BEGIN Data shown
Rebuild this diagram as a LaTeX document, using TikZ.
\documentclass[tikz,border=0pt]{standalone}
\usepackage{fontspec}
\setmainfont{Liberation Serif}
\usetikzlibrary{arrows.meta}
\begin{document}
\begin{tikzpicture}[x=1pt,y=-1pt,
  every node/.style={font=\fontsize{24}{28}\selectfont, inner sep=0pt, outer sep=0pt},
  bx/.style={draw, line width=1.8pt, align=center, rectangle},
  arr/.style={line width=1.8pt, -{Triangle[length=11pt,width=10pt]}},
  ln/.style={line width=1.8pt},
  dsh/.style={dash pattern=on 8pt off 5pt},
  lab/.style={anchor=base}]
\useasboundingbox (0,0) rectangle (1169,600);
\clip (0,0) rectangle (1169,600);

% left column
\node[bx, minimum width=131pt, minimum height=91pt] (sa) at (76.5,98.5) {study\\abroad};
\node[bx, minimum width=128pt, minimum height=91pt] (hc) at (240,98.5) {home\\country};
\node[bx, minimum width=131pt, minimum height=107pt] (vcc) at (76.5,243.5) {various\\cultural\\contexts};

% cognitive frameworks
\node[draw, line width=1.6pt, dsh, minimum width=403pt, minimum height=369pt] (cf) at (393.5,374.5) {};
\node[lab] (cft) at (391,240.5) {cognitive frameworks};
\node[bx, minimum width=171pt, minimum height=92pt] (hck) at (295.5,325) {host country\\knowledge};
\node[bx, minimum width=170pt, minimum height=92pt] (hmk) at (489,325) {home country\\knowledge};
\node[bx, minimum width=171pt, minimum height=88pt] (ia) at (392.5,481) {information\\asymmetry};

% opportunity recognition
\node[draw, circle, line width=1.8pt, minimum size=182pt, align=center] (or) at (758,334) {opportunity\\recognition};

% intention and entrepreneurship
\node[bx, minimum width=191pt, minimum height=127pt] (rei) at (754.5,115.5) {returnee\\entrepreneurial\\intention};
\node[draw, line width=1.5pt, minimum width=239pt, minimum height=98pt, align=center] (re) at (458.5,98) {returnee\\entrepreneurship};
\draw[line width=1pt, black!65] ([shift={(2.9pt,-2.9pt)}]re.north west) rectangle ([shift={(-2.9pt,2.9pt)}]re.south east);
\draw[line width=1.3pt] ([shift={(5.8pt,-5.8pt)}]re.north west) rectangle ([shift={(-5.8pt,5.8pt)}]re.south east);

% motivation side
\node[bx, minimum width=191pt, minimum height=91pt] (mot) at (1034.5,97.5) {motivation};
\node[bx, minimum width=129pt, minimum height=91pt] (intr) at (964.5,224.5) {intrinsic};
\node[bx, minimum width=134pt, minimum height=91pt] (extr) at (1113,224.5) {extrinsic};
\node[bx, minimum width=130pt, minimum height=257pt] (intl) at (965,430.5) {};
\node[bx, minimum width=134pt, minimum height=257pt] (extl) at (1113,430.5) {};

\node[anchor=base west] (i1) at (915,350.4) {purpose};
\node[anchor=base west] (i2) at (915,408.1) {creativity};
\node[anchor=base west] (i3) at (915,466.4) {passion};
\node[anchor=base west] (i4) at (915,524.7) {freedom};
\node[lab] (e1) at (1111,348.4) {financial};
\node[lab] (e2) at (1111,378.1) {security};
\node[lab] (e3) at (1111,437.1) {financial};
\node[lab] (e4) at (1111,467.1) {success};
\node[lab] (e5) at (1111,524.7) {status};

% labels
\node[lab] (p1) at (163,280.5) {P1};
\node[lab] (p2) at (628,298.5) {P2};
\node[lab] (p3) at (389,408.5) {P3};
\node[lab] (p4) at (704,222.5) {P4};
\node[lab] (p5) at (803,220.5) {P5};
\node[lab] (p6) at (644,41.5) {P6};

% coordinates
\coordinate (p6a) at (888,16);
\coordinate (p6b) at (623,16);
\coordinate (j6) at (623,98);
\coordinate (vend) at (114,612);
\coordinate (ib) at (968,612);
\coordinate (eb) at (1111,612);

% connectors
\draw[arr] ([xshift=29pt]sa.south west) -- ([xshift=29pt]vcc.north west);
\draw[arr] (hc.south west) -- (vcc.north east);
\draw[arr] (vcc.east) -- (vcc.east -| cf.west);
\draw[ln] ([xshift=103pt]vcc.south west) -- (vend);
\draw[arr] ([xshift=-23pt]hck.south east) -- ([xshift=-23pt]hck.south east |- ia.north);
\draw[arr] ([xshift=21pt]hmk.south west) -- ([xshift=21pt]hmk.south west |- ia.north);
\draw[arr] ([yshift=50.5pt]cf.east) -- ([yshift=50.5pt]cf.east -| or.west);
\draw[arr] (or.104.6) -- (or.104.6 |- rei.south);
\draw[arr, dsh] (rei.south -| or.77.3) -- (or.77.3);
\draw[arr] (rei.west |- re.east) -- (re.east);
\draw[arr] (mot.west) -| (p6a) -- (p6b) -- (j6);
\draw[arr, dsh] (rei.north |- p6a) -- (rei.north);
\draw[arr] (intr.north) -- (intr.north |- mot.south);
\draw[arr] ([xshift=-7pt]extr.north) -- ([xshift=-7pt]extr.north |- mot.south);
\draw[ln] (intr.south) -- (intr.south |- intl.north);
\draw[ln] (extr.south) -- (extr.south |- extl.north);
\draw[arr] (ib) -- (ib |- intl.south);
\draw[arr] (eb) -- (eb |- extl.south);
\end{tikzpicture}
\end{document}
END Data shown
BEGIN Data shown
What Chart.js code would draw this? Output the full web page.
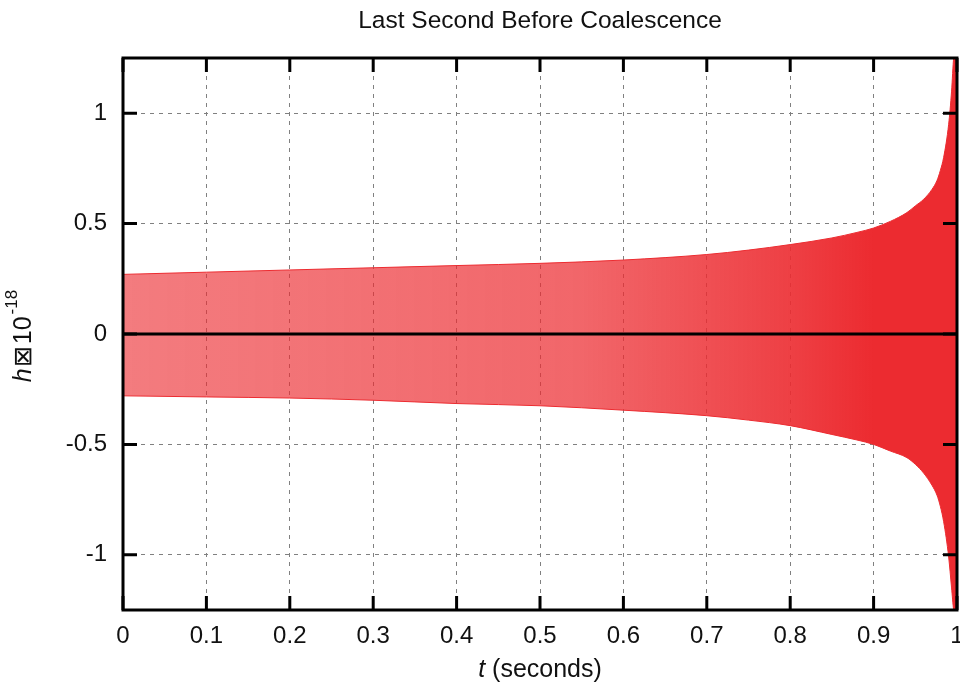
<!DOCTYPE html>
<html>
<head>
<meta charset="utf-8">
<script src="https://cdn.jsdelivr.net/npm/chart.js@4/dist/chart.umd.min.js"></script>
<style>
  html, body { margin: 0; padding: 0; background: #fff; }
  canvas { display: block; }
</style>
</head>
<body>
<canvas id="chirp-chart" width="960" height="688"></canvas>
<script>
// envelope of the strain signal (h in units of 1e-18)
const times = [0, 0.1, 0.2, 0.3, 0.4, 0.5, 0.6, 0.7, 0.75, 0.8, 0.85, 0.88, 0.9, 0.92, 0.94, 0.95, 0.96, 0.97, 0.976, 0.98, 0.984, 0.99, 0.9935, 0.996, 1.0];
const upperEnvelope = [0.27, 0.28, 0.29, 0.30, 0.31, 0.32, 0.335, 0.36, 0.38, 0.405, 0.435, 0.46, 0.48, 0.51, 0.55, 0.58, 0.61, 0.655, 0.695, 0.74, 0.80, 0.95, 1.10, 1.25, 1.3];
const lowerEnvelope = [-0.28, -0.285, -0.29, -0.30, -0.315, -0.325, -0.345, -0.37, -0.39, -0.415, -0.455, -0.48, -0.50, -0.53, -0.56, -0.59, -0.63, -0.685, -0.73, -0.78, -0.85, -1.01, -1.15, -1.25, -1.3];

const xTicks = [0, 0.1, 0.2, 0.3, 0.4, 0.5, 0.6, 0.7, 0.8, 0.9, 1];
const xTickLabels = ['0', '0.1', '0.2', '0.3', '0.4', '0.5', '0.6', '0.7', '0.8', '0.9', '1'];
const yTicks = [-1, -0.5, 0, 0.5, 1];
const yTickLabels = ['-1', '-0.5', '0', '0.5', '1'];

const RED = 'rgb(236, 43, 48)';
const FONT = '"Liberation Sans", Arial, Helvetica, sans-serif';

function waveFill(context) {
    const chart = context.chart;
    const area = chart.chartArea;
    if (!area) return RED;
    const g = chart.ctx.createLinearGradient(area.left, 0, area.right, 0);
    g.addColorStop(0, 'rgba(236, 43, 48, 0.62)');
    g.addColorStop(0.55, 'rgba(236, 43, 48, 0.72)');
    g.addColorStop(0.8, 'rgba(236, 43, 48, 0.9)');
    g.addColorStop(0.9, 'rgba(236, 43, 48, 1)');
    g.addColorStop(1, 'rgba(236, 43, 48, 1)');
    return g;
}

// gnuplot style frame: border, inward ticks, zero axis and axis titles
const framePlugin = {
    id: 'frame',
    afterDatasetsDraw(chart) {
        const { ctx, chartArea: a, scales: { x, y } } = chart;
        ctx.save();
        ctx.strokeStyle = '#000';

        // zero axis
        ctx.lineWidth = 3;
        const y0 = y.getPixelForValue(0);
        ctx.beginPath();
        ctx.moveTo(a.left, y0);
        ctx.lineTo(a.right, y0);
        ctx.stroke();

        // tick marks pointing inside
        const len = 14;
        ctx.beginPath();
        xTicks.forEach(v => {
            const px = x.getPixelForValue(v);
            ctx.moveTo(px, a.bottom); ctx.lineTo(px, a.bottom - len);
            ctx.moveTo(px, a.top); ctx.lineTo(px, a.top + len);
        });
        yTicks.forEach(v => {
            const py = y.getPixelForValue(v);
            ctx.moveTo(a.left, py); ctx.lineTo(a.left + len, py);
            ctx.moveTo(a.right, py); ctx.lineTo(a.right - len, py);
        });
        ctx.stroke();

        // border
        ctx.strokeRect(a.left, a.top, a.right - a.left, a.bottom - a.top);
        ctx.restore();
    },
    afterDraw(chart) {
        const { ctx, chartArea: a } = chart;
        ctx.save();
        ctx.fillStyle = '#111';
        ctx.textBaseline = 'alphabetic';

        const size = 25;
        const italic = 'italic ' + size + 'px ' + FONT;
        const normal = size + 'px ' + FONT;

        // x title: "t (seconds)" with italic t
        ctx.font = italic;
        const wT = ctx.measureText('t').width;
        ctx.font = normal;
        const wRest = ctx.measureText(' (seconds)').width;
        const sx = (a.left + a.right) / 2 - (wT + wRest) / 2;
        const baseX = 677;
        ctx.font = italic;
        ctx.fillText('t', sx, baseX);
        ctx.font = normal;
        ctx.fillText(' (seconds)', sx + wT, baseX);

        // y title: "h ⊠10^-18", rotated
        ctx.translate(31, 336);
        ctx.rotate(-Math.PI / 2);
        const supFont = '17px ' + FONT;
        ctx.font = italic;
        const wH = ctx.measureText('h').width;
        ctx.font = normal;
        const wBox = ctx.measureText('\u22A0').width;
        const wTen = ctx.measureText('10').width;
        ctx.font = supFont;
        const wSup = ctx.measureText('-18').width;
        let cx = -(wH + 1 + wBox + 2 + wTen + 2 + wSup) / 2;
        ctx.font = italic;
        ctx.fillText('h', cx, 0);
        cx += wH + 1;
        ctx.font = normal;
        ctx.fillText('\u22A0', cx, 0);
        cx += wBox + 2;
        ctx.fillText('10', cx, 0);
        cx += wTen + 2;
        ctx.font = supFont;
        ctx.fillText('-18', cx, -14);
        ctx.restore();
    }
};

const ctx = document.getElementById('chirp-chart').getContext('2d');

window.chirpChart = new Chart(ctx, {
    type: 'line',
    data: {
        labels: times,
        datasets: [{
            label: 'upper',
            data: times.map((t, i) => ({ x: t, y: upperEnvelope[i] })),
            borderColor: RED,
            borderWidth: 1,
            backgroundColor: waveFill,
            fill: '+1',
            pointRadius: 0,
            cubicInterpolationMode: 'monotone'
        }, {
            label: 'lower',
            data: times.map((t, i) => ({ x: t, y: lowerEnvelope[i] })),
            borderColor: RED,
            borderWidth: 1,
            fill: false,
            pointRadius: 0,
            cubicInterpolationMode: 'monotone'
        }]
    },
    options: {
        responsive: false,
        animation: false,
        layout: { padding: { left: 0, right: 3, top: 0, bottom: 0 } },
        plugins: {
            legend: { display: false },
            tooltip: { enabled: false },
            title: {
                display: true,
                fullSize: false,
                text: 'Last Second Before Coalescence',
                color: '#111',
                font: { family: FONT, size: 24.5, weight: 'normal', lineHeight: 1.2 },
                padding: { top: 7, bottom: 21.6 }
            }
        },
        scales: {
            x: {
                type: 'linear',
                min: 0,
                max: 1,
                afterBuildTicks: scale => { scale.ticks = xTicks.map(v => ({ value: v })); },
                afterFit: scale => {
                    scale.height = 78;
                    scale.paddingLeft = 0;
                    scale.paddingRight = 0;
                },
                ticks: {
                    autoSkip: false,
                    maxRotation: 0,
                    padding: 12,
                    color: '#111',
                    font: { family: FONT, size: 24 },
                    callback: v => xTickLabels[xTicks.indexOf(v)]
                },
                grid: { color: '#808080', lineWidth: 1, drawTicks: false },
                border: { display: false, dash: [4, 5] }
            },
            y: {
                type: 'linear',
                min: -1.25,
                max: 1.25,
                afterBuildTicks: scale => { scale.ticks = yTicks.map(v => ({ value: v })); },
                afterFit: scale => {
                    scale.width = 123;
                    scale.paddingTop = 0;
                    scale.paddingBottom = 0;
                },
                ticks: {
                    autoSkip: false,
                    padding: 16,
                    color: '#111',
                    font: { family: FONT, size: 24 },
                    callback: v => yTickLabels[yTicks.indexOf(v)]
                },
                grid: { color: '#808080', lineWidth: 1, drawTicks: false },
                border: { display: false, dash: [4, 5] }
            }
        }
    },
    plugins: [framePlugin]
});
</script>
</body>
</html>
END Data shown
List all lines where "this" occurs.

• [Task answer]:
Rebuild this diagram as a LaTeX document, using TikZ.
What Chart.js code would draw this? Output the full web page.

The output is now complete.